Begin Data shown
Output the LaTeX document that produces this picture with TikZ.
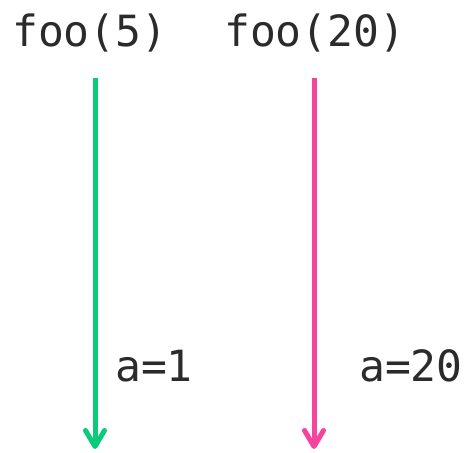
\documentclass[tikz,border=0pt]{standalone}
\usepackage{fontspec}
\setmonofont{DejaVu Sans Mono}
\usetikzlibrary{arrows.meta}
\definecolor{callgreen}{HTML}{0ACB77}
\definecolor{callpink}{HTML}{F4449D}
\definecolor{codeink}{HTML}{2B2B2B}
\begin{document}
\begin{tikzpicture}[x=1pt,y=1pt,
  codetext/.style={font=\ttfamily\fontsize{43}{43}\selectfont, text=codeink, inner sep=0pt, anchor=base west},
  callarrow/.style={line width=5pt, -{Straight Barb[length=16pt,width=19pt,line cap=round,line join=round]}}]
  \useasboundingbox (0,0) rectangle (468,452);
  % call labels
  \node[codetext] (call5) at (12,405) {foo(5)};
  \node[codetext] (call20) at (224,405) {foo(20)};
  % results
  \node[codetext] (res1) at (115,70) {a=1};
  \node[codetext] (res20) at (359,70) {a=20};
  % execution lines
  \coordinate (top5) at (95,374);
  \coordinate (end5) at (95,3);
  \coordinate (top20) at (314,374);
  \coordinate (end20) at (314,3);
  \draw[callarrow, callgreen] (top5) -- (end5);
  \draw[callarrow, callpink] (top20) -- (end20);
\end{tikzpicture}
\end{document}
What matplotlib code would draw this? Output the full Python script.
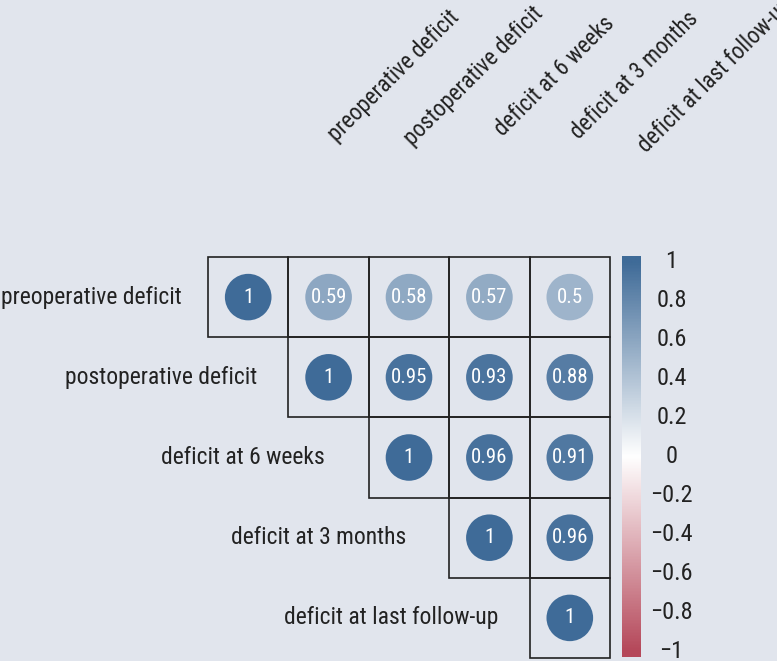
import numpy as np
import matplotlib
matplotlib.use("Agg")
import matplotlib.pyplot as plt
from matplotlib.colors import LinearSegmentedColormap
from matplotlib.patches import Rectangle, Circle

labels = ["preoperative deficit", "postoperative deficit", "deficit at 6 weeks",
          "deficit at 3 months", "deficit at last follow-up"]

# upper triangle of the correlation matrix, row by row
corr_rows = [
    [1, 0.59, 0.58, 0.57, 0.5],
    [1, 0.95, 0.93, 0.88],
    [1, 0.96, 0.91],
    [1, 0.96],
    [1],
]
cbar_ticks = [1, 0.8, 0.6, 0.4, 0.2, 0, -0.2, -0.4, -0.6, -0.8, -1]

bg = "#E1E5ED"
cmap = LinearSegmentedColormap.from_list(
    "rwb", [(0.0, "#B5485A"), (0.5, "#FFFFFF"), (1.0, "#3F6B98")])

plt.rcParams["font.family"] = ["Roboto Condensed", "DejaVu Sans"]
ink = "#222222"
# gap between each row label and its first cell (in cell widths)
label_gap = [0.33, 0.39, 0.55, 0.54, 0.39]

fig = plt.figure(figsize=(7.77, 6.61), dpi=100, facecolor=bg)
ax = fig.add_axes([208 / 777, 3 / 661, 402 / 777, 401 / 661])
ax.set_facecolor(bg)
ax.set_xlim(-0.5, 4.5)
ax.set_ylim(4.5, -0.5)
ax.axis("off")

n = len(labels)
for i, row in enumerate(corr_rows):
    for k, r in enumerate(row):
        j = i + k
        ax.add_patch(Rectangle((j - 0.5, i - 0.5), 1, 1, facecolor="none",
                               edgecolor=ink, lw=1.2, clip_on=False))
        ax.add_patch(Circle((j, i), 0.29, facecolor=cmap((r + 1) / 2),
                            edgecolor="none", clip_on=False))
        ax.text(j, i, f"{r:g}", color="white", ha="center", va="center",
                fontsize=15)
    # row label, left of the diagonal
    ax.text(i - 0.5 - label_gap[i], i, labels[i], ha="right", va="center",
            fontsize=17, color=ink, clip_on=False)

# column labels, rotated above the grid
for j in range(n):
    ax.text(j + 1.81, -2.76, labels[j], rotation=45, rotation_mode="anchor",
            ha="center", va="center", fontsize=16.5, color=ink, clip_on=False)

# colour bar
cax = fig.add_axes([622 / 777, 4 / 661, 19 / 777, 401 / 661])
lim = 1.026
grad = np.linspace(-lim, lim, 400).reshape(-1, 1)
cax.imshow(grad, cmap=cmap, vmin=-1, vmax=1, aspect="auto", origin="lower",
           extent=[0, 1, -lim, lim])
cax.set_ylim(-lim, lim)
cax.axis("off")
for t in cbar_ticks:
    cax.text(2.6, t, f"{t:g}".replace("-", "\u2212"), ha="center", va="center",
             fontsize=17.5, color=ink, clip_on=False)

fig.savefig("out.png", dpi=100, facecolor=bg)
End Data shown
◆ Written request
Transcribe the records above verbatim. Do not carry over any picture.

◆ Exercise output
Output the LaTeX document that produces this picture with TikZ.
\documentclass[tikz,border=0pt]{standalone}
\usepackage{fontspec}
\setmonofont{DejaVu Sans Mono}
\usetikzlibrary{arrows.meta}
\definecolor{callgreen}{HTML}{0ACB77}
\definecolor{callpink}{HTML}{F4449D}
\definecolor{codeink}{HTML}{2B2B2B}
\begin{document}
\begin{tikzpicture}[x=1pt,y=1pt,
  codetext/.style={font=\ttfamily\fontsize{43}{43}\selectfont, text=codeink, inner sep=0pt, anchor=base west},
  callarrow/.style={line width=5pt, -{Straight Barb[length=16pt,width=19pt,line cap=round,line join=round]}}]
  \useasboundingbox (0,0) rectangle (468,452);
  % call labels
  \node[codetext] (call5) at (12,405) {foo(5)};
  \node[codetext] (call20) at (224,405) {foo(20)};
  % results
  \node[codetext] (res1) at (115,70) {a=1};
  \node[codetext] (res20) at (359,70) {a=20};
  % execution lines
  \coordinate (top5) at (95,374);
  \coordinate (end5) at (95,3);
  \coordinate (top20) at (314,374);
  \coordinate (end20) at (314,3);
  \draw[callarrow, callgreen] (top5) -- (end5);
  \draw[callarrow, callpink] (top20) -- (end20);
\end{tikzpicture}
\end{document}
What matplotlib code would draw this? Output the full Python script.
import numpy as np
import matplotlib
matplotlib.use("Agg")
import matplotlib.pyplot as plt
from matplotlib.colors import LinearSegmentedColormap
from matplotlib.patches import Rectangle, Circle

labels = ["preoperative deficit", "postoperative deficit", "deficit at 6 weeks",
          "deficit at 3 months", "deficit at last follow-up"]

# upper triangle of the correlation matrix, row by row
corr_rows = [
    [1, 0.59, 0.58, 0.57, 0.5],
    [1, 0.95, 0.93, 0.88],
    [1, 0.96, 0.91],
    [1, 0.96],
    [1],
]
cbar_ticks = [1, 0.8, 0.6, 0.4, 0.2, 0, -0.2, -0.4, -0.6, -0.8, -1]

bg = "#E1E5ED"
cmap = LinearSegmentedColormap.from_list(
    "rwb", [(0.0, "#B5485A"), (0.5, "#FFFFFF"), (1.0, "#3F6B98")])

plt.rcParams["font.family"] = ["Roboto Condensed", "DejaVu Sans"]
ink = "#222222"
# gap between each row label and its first cell (in cell widths)
label_gap = [0.33, 0.39, 0.55, 0.54, 0.39]

fig = plt.figure(figsize=(7.77, 6.61), dpi=100, facecolor=bg)
ax = fig.add_axes([208 / 777, 3 / 661, 402 / 777, 401 / 661])
ax.set_facecolor(bg)
ax.set_xlim(-0.5, 4.5)
ax.set_ylim(4.5, -0.5)
ax.axis("off")

n = len(labels)
for i, row in enumerate(corr_rows):
    for k, r in enumerate(row):
        j = i + k
        ax.add_patch(Rectangle((j - 0.5, i - 0.5), 1, 1, facecolor="none",
                               edgecolor=ink, lw=1.2, clip_on=False))
        ax.add_patch(Circle((j, i), 0.29, facecolor=cmap((r + 1) / 2),
                            edgecolor="none", clip_on=False))
        ax.text(j, i, f"{r:g}", color="white", ha="center", va="center",
                fontsize=15)
    # row label, left of the diagonal
    ax.text(i - 0.5 - label_gap[i], i, labels[i], ha="right", va="center",
            fontsize=17, color=ink, clip_on=False)

# column labels, rotated above the grid
for j in range(n):
    ax.text(j + 1.81, -2.76, labels[j], rotation=45, rotation_mode="anchor",
            ha="center", va="center", fontsize=16.5, color=ink, clip_on=False)

# colour bar
cax = fig.add_axes([622 / 777, 4 / 661, 19 / 777, 401 / 661])
lim = 1.026
grad = np.linspace(-lim, lim, 400).reshape(-1, 1)
cax.imshow(grad, cmap=cmap, vmin=-1, vmax=1, aspect="auto", origin="lower",
           extent=[0, 1, -lim, lim])
cax.set_ylim(-lim, lim)
cax.axis("off")
for t in cbar_ticks:
    cax.text(2.6, t, f"{t:g}".replace("-", "\u2212"), ha="center", va="center",
             fontsize=17.5, color=ink, clip_on=False)

fig.savefig("out.png", dpi=100, facecolor=bg)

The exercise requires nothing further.